I became that kid that was ostracized and marginalized and made fun of. I know I never lost that sense, and I think most people don’t, and to be recognized with an Ally Award makes me feel like I’m part of a much larger community, and appreciated as part of a larger community, which is always a good feeling.
What would you like to see your successor do to help further your legacy supporting LGBTQ rights in Colorado?
I hope that my successor is Jared Polis, and he will be the first openly gay governor in the history of the United States. I told him that we have a good track record here and he better pick it up, but I was just teasing him, because obviously he lived that life and I think he will have the insight and get the support.
I think it is critically important that the gay community comes out strongly behind Jared, because I think having him in office will be one of the greatest things—seeing how an openly gay man leads successfully.

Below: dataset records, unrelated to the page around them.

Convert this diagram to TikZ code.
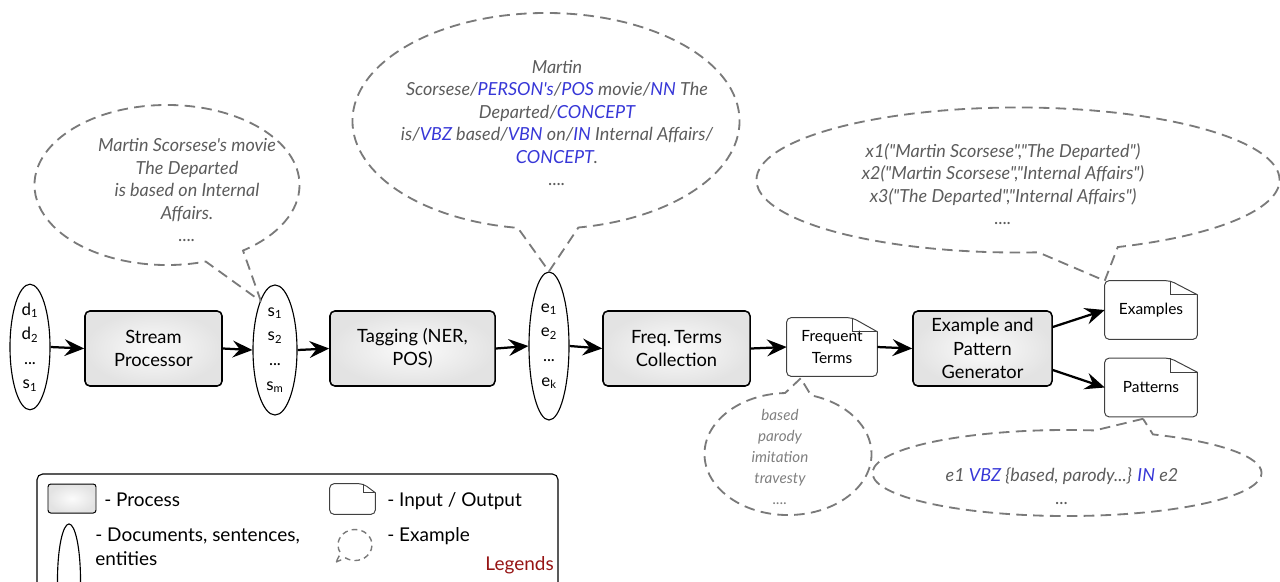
\documentclass[tikz,border=0pt]{standalone}
\usepackage{fontspec}
\setmainfont{Lato}[Ligatures=TeXOff]
\usetikzlibrary{arrows.meta,positioning,calc,shapes.geometric,shapes.callouts}
\definecolor{tagblue}{RGB}{55,55,215}
\definecolor{notegray}{RGB}{92,92,92}
\definecolor{dashgray}{RGB}{122,122,122}
\definecolor{legendred}{RGB}{150,20,20}
\tikzset{%
   process/.style={
      draw=black,
      line width=1.1pt,
      rounded corners=3.5pt,
      inner color=gray!3,
      outer color=gray!22,
      align=center,
      font=\fontsize{13}{16.5}\selectfont,
      minimum height=1.875cm
   },
   docnode/.style={
      inner sep=0pt,
      align=center,
      font=\fontsize{11}{15}\selectfont,
      minimum width=2.3cm,
      minimum height=1.45cm
   },
   items/.style={
      draw=black,
      line width=0.8pt,
      ellipse,
      inner sep=0pt,
      align=center,
      font=\fontsize{12}{17.5}\selectfont
   },
   flow/.style={
      line width=1.6pt,
      -{Stealth[length=14pt,width=12pt,inset=5pt]}
   },
   bubble/.style={
      ellipse callout,
      draw=dashgray,
      line width=1.3pt,
      dash pattern=on 7.5pt off 4.5pt,
      inner sep=0pt,
      callout pointer arc=18
   },
   note/.style={
      text=notegray,
      align=center,
      font=\fontsize{12.8}{16}\selectfont\itshape
   },
   lgtext/.style={
      inner sep=0pt,
      font=\fontsize{13.5}{16}\selectfont
   },
}
\newcommand\tg[1]{\textcolor{tagblue}{#1}}
% folded page drawn round a node: name, fold width, fold height
\newcommand\docoutline[3]{%
  \draw[black!75, line width=0.7pt, rounded corners=3pt]
     (#1.south west) -- (#1.north west) -- ($(#1.north east)+(-#2,0)$)
     [sharp corners] -- ($(#1.north east)+(0,#3)$)
     [rounded corners=3pt] -- (#1.south east) -- cycle;
  \draw[black!75, line width=0.7pt]
     ($(#1.north east)+(-#2,0)$) -- ($(#1.north east)+(-#2,#3)$) -- ($(#1.north east)+(0,#3)$);
}

\begin{document}
\begin{tikzpicture}[x=0.025cm, y=-0.025cm]
   \useasboundingbox (0,0) rectangle (1280,581);
   \clip (0,0) rectangle (1280,581);
   % pipeline
   \node[items, minimum width=1cm, minimum height=2.75cm] (docs) at (30,347)
      {d\textsubscript{1}\\d\textsubscript{2}\\...\\s\textsubscript{1}};
   \node[process, minimum width=3.425cm] (stream) at (153.5,348.5) {Stream\\Processor};
   \node[items, minimum width=1.1cm, minimum height=3.25cm] (sents) at (275,350)
      {s\textsubscript{1}\\s\textsubscript{2}\\...\\s\textsubscript{m}};
   \node[process, minimum width=4.125cm] (tagging) at (412.5,348.5) {Tagging (NER,\\POS)};
   \node[items, minimum width=1cm, minimum height=3.7cm] (ents) at (549,346)
      {e\textsubscript{1}\\e\textsubscript{2}\\...\\e\textsubscript{k}};
   \node[process, minimum width=3.675cm] (freq) at (676.5,348.5) {Freq.\,Terms\\Collection};
   \node[docnode, minimum width=2.25cm] (fdoc) at (832,347) {Frequent\\Terms};
   \docoutline{fdoc}{25}{14}
   \node[process, minimum width=3.475cm] (gen) at (982.5,348.5) {Example and\\Pattern\\Generator};
   \node[docnode] (exdoc) at (1151,310) {Examples};
   \docoutline{exdoc}{27}{14}
   \node[docnode] (patdoc) at (1151,387.5) {Patterns};
   \docoutline{patdoc}{27}{14}

   \draw[flow] (docs.east) -- (stream.west);
   \draw[flow] (stream.east) -- (sents.east -| sents.west);
   \draw[flow] (sents.east) -- (tagging.west);
   \draw[flow] (tagging.east) -- (ents.west);
   \draw[flow] (ents.east) -- (freq.west);
   \draw[flow] (freq.east) -- (fdoc.west);
   \draw[flow] (fdoc.east) -- (gen.west);
   \draw[flow] ($(gen.east)+(0,-21.5)$) -- (exdoc.west);
   \draw[flow] ($(gen.east)+(0,21.5)$) -- (patdoc.west);

   % example bubbles
   \coordinate (tipA) at ($(sents.north)+(-14,17)$);
   \node[bubble, minimum width=6.625cm, minimum height=4cm,
         callout absolute pointer={(tipA)}] (noteA) at (167,185) {};
   \node[note] (txtA) at (187,190)
      {Martin Scorsese's movie\\The Departed\\is based on Internal\\Affairs.\\....};
   \node[bubble, minimum width=9.675cm, minimum height=5.4cm,
         callout absolute pointer={(ents.north)}] (noteB) at (546,121) {};
   \node[note] (txtB) at (557,123)
      {Martin\\
       Scorsese/\tg{PERSON's}/\tg{POS} movie/\tg{NN} The\\
       Departed/\tg{CONCEPT}\\
       is/\tg{VBZ} based/\tg{VBN} on/\tg{IN} Internal Affairs/\\
       \tg{CONCEPT}.\\
       ....};
   \node[bubble, minimum width=13.075cm, minimum height=3.625cm,
         callout absolute pointer={(exdoc.north west)}] (noteC) at (1018,180) {};
   \node[note] (txtC) at (1003,184)
      {x1("Martin Scorsese","The Departed")\\
       x2("Martin Scorsese","Internal Affairs")\\
       x3("The Departed","Internal Affairs")\\
       ....};
   \coordinate (tipD) at ($(fdoc.south west)+(14,2)$);
   \node[bubble, minimum width=4.175cm, minimum height=3.05cm,
         callout absolute pointer={(tipD)}] (noteD) at (788,454) {};
   \node[note, text=black!50, font=\fontsize{10.8}{15}\selectfont\itshape] (txtD) at (780,457)
      {based\\parody\\imitation\\travesty\\....};
   \coordinate (tipE) at ($(patdoc.south)+(-8,2)$);
   \node[bubble, minimum width=9.725cm, minimum height=2.15cm,
         callout absolute pointer={(tipE)}] (noteE) at (1067,473) {};
   \node[note] (txtE) at (1062,486)
      {e1 \tg{VBZ} \{based, parody...\} \tg{IN} e2\\...};

   % legend
   \draw[black, line width=0.8pt, rounded corners=4pt] (37,474) rectangle (558,600);
   \node[process, minimum width=1.2cm, minimum height=0.725cm, line width=0.7pt,
         rounded corners=2pt] (lgProc) at (72,498.5) {};
   \node[lgtext, anchor=base west] (lgProcTxt) at (104,506) {- Process};
   \node[docnode, minimum width=1.125cm, minimum height=0.75cm] (lgDoc) at (352.5,499) {};
   \docoutline{lgDoc}{12}{9}
   \node[lgtext, anchor=base west] (lgDocTxt) at (387,506) {- Input / Output};
   \node[items, minimum width=0.575cm, minimum height=2.8cm] (lgEll) at (69,580) {};
   \node[lgtext, anchor=base west] (lgEllTxt) at (95,541) {- Documents, sentences,};
   \node[lgtext, anchor=base west] (lgEllTxtB) at (95,565) {entities};
   \node[bubble, minimum width=0.85cm, minimum height=0.775cm, line width=1pt,
         dash pattern=on 4pt off 3pt, callout pointer arc=25,
         callout absolute pointer={(336,562)}] (lgNote) at (355,545) {};
   \node[lgtext, anchor=base west] (lgNoteTxt) at (387,541) {- Example};
   \node[lgtext, anchor=base east, text=legendred] (lgTitle) at (554,570) {Legends};
\end{tikzpicture}
\end{document}
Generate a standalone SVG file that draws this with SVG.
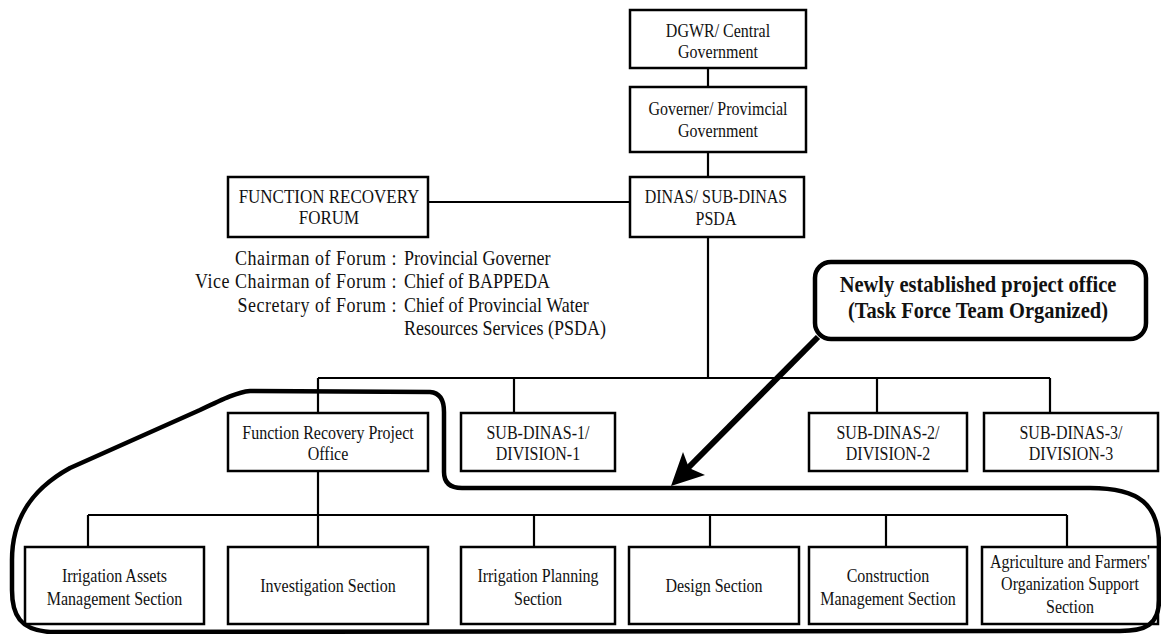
<svg xmlns="http://www.w3.org/2000/svg" width="1161" height="634" viewBox="0 0 1161 634">
<style>
.box{fill:#fff;stroke:#000;stroke-width:2.5}
text{transform-box:fill-box;transform-origin:50% 78%;transform:scaleY(1.12)}
.t{font-family:"Liberation Serif","Times New Roman",serif;font-size:16px;fill:#111;text-anchor:middle}
.l{font-family:"Liberation Serif","Times New Roman",serif;font-size:18px;fill:#111}
.lab{letter-spacing:0.5px}
.c{fill:none;stroke:#000;stroke-width:2.2}
.b{font-family:"Liberation Serif","Times New Roman",serif;font-size:20.5px;font-weight:bold;fill:#111;text-anchor:middle}
</style>
<rect width="1161" height="634" fill="#fff"/>
<g id="connectors" class="c">
<line x1="708" y1="68" x2="708" y2="87"/>
<line x1="708" y1="152" x2="708" y2="177"/>
<line x1="428" y1="202" x2="630" y2="202"/>
<line x1="708" y1="237" x2="708" y2="378"/>
<line x1="318" y1="378" x2="1050" y2="378"/>
<line x1="318" y1="378" x2="318" y2="413"/>
<line x1="514" y1="378" x2="514" y2="413"/>
<line x1="877" y1="378" x2="877" y2="413"/>
<line x1="1050" y1="378" x2="1050" y2="413"/>
<line x1="318" y1="471" x2="318" y2="547"/>
<line x1="88" y1="515" x2="1067" y2="515"/>
<line x1="88" y1="515" x2="88" y2="547"/>
<line x1="534" y1="515" x2="534" y2="547"/>
<line x1="710" y1="515" x2="710" y2="547"/>
<line x1="886" y1="515" x2="886" y2="547"/>
<line x1="1067" y1="515" x2="1067" y2="547"/>
</g>
<g id="dgwr"><rect class="box" x="630" y="10" width="176" height="58"/><text class="t" x="718" y="37">DGWR/ Central</text><text class="t" x="718" y="58">Government</text></g>
<g id="governer"><rect class="box" x="630" y="87" width="176" height="65"/><text class="t" x="718" y="115">Governer/ Provimcial</text><text class="t" x="718" y="137">Government</text></g>
<g id="dinas"><rect class="box" x="630" y="177" width="174" height="60"/><text class="t" x="716" y="203">DINAS/ SUB-DINAS</text><text class="t" x="716" y="225">PSDA</text></g>
<g id="forum"><rect class="box" x="228" y="177" width="200" height="60"/><text class="t" x="329" y="203" style="font-size:17px">FUNCTION RECOVERY</text><text class="t" x="329" y="224" style="font-size:17px">FORUM</text></g>
<g id="forum-members">
<text class="l lab" x="397" y="265" text-anchor="end">Chairman of Forum :</text>
<text class="l lab" x="397" y="288" text-anchor="end">Vice Chairman of Forum :</text>
<text class="l lab" x="397" y="312" text-anchor="end">Secretary of Forum :</text>
<text class="l" x="404" y="265">Provincial Governer</text>
<text class="l" x="404" y="288">Chief of BAPPEDA</text>
<text class="l" x="404" y="312">Chief of Provincial Water</text>
<text class="l" x="404" y="335">Resources Services (PSDA)</text>
</g>
<g id="frpo"><rect class="box" x="228" y="413" width="200" height="58"/><text class="t" x="328" y="439">Function Recovery Project</text><text class="t" x="328" y="460">Office</text></g>
<g id="sd1"><rect class="box" x="461" y="413" width="154" height="58"/><text class="t" x="538" y="439">SUB-DINAS-1/</text><text class="t" x="538" y="460">DIVISION-1</text></g>
<g id="sd2"><rect class="box" x="809" y="413" width="158" height="58"/><text class="t" x="888" y="439">SUB-DINAS-2/</text><text class="t" x="888" y="460">DIVISION-2</text></g>
<g id="sd3"><rect class="box" x="984" y="413" width="174" height="58"/><text class="t" x="1071" y="439">SUB-DINAS-3/</text><text class="t" x="1071" y="460">DIVISION-3</text></g>
<g id="s1"><rect class="box" x="25" y="547" width="179" height="77"/><text class="t" x="114.5" y="582">Irrigation Assets</text><text class="t" x="114.5" y="605">Management Section</text></g>
<g id="s2"><rect class="box" x="228" y="547" width="200" height="77"/><text class="t" x="328" y="592">Investigation Section</text></g>
<g id="s3"><rect class="box" x="461" y="547" width="154" height="77"/><text class="t" x="538" y="582">Irrigation Planning</text><text class="t" x="538" y="605">Section</text></g>
<g id="s4"><rect class="box" x="629" y="547" width="170" height="77"/><text class="t" x="714" y="592">Design Section</text></g>
<g id="s5"><rect class="box" x="809" y="547" width="158" height="77"/><text class="t" x="888" y="582">Construction</text><text class="t" x="888" y="605">Management Section</text></g>
<g id="s6"><rect class="box" x="982" y="547" width="176" height="77"/><text class="t" x="1070" y="568">Agriculture and Farmers'</text><text class="t" x="1070" y="590">Organization Support</text><text class="t" x="1070" y="613">Section</text></g>
<g id="outline"><path d="M 250 391 L 430 392 Q 444 393 444 412 L 444 472 Q 444 488 462 488 L 1090 488 C 1140 488 1159 505 1159 545 L 1159 600 C 1159 625 1145 631 1120 631 L 50 632 C 20 630 12 615 12 590 L 12 560 C 12 520 30 490 70 468 L 200 410 C 225 398 238 392 250 391 Z" fill="none" stroke="#000" stroke-width="4.5" stroke-linejoin="round"/></g>
<g id="callout">
<rect x="815" y="262" width="331" height="77" rx="16" fill="#fff" stroke="#000" stroke-width="4.5"/>
<text class="b" x="978" y="292">Newly established project office</text>
<text class="b" x="978" y="318">(Task Force Team Organized)</text>
<line x1="818" y1="337" x2="686" y2="470" stroke="#000" stroke-width="6"/>
<path d="M 671 486 L 683 452 L 689 468 L 705 475 Z" fill="#000"/>
</g>
</svg>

I’m not sure there is much else that can match it. It’s a unique and powerful opportunity, and I think I view it as part of my responsibility to make sure he wins and make sure he goes down as a great governor.
What are you going to do to continue advocating for LGBTQ rights after you step down?
Like I said, when I was in the restaurant business, I think we were one of the first mainstream restaurants in Denver to have our general manager be openly gay. In my life in the private sector, I will just as out front as I’ve always been and continue to be to work and make sure that everyone gets their fair share of the American Dream. I will continue to help people live and create and realize their dreams.